--- BEGIN ---

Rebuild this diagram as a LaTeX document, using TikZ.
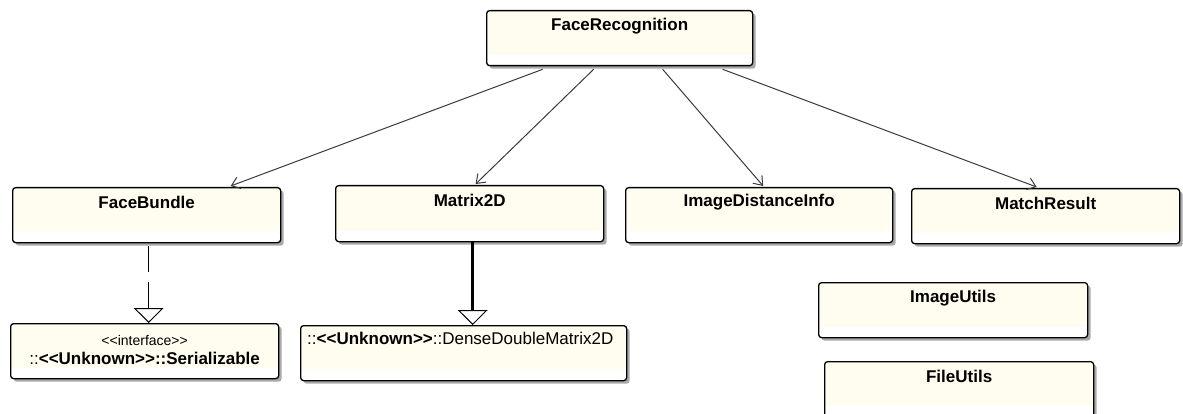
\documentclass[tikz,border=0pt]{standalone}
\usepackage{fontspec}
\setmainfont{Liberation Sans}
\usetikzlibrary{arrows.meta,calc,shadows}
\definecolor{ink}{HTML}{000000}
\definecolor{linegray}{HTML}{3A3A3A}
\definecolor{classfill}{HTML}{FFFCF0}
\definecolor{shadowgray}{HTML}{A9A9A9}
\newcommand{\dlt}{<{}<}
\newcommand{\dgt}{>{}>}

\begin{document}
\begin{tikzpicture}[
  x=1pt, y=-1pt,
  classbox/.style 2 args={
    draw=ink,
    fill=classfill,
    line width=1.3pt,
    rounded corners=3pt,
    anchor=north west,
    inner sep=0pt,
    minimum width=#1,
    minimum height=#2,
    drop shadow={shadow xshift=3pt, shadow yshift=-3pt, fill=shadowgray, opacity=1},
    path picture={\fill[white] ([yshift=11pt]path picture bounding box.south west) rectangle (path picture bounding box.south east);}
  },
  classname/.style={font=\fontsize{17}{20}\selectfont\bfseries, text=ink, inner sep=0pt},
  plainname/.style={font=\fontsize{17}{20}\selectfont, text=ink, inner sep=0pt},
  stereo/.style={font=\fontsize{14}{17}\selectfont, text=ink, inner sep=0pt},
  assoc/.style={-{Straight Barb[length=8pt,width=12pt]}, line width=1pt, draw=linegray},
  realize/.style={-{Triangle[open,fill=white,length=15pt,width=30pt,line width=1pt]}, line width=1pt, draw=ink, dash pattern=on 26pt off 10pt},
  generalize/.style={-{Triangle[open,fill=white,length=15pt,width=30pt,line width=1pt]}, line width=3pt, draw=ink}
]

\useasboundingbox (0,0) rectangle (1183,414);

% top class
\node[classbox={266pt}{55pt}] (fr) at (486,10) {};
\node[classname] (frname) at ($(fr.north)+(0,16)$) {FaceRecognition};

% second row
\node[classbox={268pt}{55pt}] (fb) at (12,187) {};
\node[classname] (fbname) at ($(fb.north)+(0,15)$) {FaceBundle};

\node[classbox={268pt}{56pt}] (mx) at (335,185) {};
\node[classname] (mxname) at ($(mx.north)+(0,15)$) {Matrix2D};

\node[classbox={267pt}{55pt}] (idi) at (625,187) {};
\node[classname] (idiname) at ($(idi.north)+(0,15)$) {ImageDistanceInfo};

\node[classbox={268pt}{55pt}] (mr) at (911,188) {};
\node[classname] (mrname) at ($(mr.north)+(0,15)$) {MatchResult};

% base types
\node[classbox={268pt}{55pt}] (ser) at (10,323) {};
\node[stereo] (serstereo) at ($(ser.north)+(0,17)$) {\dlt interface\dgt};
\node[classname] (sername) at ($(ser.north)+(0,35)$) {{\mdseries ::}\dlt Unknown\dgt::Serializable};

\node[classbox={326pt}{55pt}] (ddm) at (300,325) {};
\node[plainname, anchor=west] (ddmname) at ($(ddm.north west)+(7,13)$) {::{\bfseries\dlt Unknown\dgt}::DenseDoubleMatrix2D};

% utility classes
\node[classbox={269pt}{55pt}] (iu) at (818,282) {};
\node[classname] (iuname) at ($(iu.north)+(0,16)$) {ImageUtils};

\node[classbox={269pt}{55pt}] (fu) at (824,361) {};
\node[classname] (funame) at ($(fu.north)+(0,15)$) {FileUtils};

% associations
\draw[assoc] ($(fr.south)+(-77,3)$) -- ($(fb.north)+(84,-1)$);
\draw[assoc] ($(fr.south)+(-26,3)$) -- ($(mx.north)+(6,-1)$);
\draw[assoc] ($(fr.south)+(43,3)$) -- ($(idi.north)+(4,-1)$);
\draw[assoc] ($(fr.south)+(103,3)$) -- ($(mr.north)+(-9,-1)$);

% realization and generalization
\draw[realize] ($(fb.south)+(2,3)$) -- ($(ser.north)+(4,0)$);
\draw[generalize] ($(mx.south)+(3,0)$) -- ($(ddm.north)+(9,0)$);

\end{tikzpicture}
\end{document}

--- END ---

■ JOB
Make an exact copy of the data, leaving its pictures out.

■ SOLUTION FOR THIS TASK
Rebuild this diagram as a LaTeX document, using TikZ.
\documentclass[tikz,border=0pt]{standalone}
\usepackage{fontspec}
\setmainfont{Liberation Sans}
\usetikzlibrary{arrows.meta,calc,shadows}
\definecolor{ink}{HTML}{000000}
\definecolor{linegray}{HTML}{3A3A3A}
\definecolor{classfill}{HTML}{FFFCF0}
\definecolor{shadowgray}{HTML}{A9A9A9}
\newcommand{\dlt}{<{}<}
\newcommand{\dgt}{>{}>}

\begin{document}
\begin{tikzpicture}[
  x=1pt, y=-1pt,
  classbox/.style 2 args={
    draw=ink,
    fill=classfill,
    line width=1.3pt,
    rounded corners=3pt,
    anchor=north west,
    inner sep=0pt,
    minimum width=#1,
    minimum height=#2,
    drop shadow={shadow xshift=3pt, shadow yshift=-3pt, fill=shadowgray, opacity=1},
    path picture={\fill[white] ([yshift=11pt]path picture bounding box.south west) rectangle (path picture bounding box.south east);}
  },
  classname/.style={font=\fontsize{17}{20}\selectfont\bfseries, text=ink, inner sep=0pt},
  plainname/.style={font=\fontsize{17}{20}\selectfont, text=ink, inner sep=0pt},
  stereo/.style={font=\fontsize{14}{17}\selectfont, text=ink, inner sep=0pt},
  assoc/.style={-{Straight Barb[length=8pt,width=12pt]}, line width=1pt, draw=linegray},
  realize/.style={-{Triangle[open,fill=white,length=15pt,width=30pt,line width=1pt]}, line width=1pt, draw=ink, dash pattern=on 26pt off 10pt},
  generalize/.style={-{Triangle[open,fill=white,length=15pt,width=30pt,line width=1pt]}, line width=3pt, draw=ink}
]

\useasboundingbox (0,0) rectangle (1183,414);

% top class
\node[classbox={266pt}{55pt}] (fr) at (486,10) {};
\node[classname] (frname) at ($(fr.north)+(0,16)$) {FaceRecognition};

% second row
\node[classbox={268pt}{55pt}] (fb) at (12,187) {};
\node[classname] (fbname) at ($(fb.north)+(0,15)$) {FaceBundle};

\node[classbox={268pt}{56pt}] (mx) at (335,185) {};
\node[classname] (mxname) at ($(mx.north)+(0,15)$) {Matrix2D};

\node[classbox={267pt}{55pt}] (idi) at (625,187) {};
\node[classname] (idiname) at ($(idi.north)+(0,15)$) {ImageDistanceInfo};

\node[classbox={268pt}{55pt}] (mr) at (911,188) {};
\node[classname] (mrname) at ($(mr.north)+(0,15)$) {MatchResult};

% base types
\node[classbox={268pt}{55pt}] (ser) at (10,323) {};
\node[stereo] (serstereo) at ($(ser.north)+(0,17)$) {\dlt interface\dgt};
\node[classname] (sername) at ($(ser.north)+(0,35)$) {{\mdseries ::}\dlt Unknown\dgt::Serializable};

\node[classbox={326pt}{55pt}] (ddm) at (300,325) {};
\node[plainname, anchor=west] (ddmname) at ($(ddm.north west)+(7,13)$) {::{\bfseries\dlt Unknown\dgt}::DenseDoubleMatrix2D};

% utility classes
\node[classbox={269pt}{55pt}] (iu) at (818,282) {};
\node[classname] (iuname) at ($(iu.north)+(0,16)$) {ImageUtils};

\node[classbox={269pt}{55pt}] (fu) at (824,361) {};
\node[classname] (funame) at ($(fu.north)+(0,15)$) {FileUtils};

% associations
\draw[assoc] ($(fr.south)+(-77,3)$) -- ($(fb.north)+(84,-1)$);
\draw[assoc] ($(fr.south)+(-26,3)$) -- ($(mx.north)+(6,-1)$);
\draw[assoc] ($(fr.south)+(43,3)$) -- ($(idi.north)+(4,-1)$);
\draw[assoc] ($(fr.south)+(103,3)$) -- ($(mr.north)+(-9,-1)$);

% realization and generalization
\draw[realize] ($(fb.south)+(2,3)$) -- ($(ser.north)+(4,0)$);
\draw[generalize] ($(mx.south)+(3,0)$) -- ($(ddm.north)+(9,0)$);

\end{tikzpicture}
\end{document}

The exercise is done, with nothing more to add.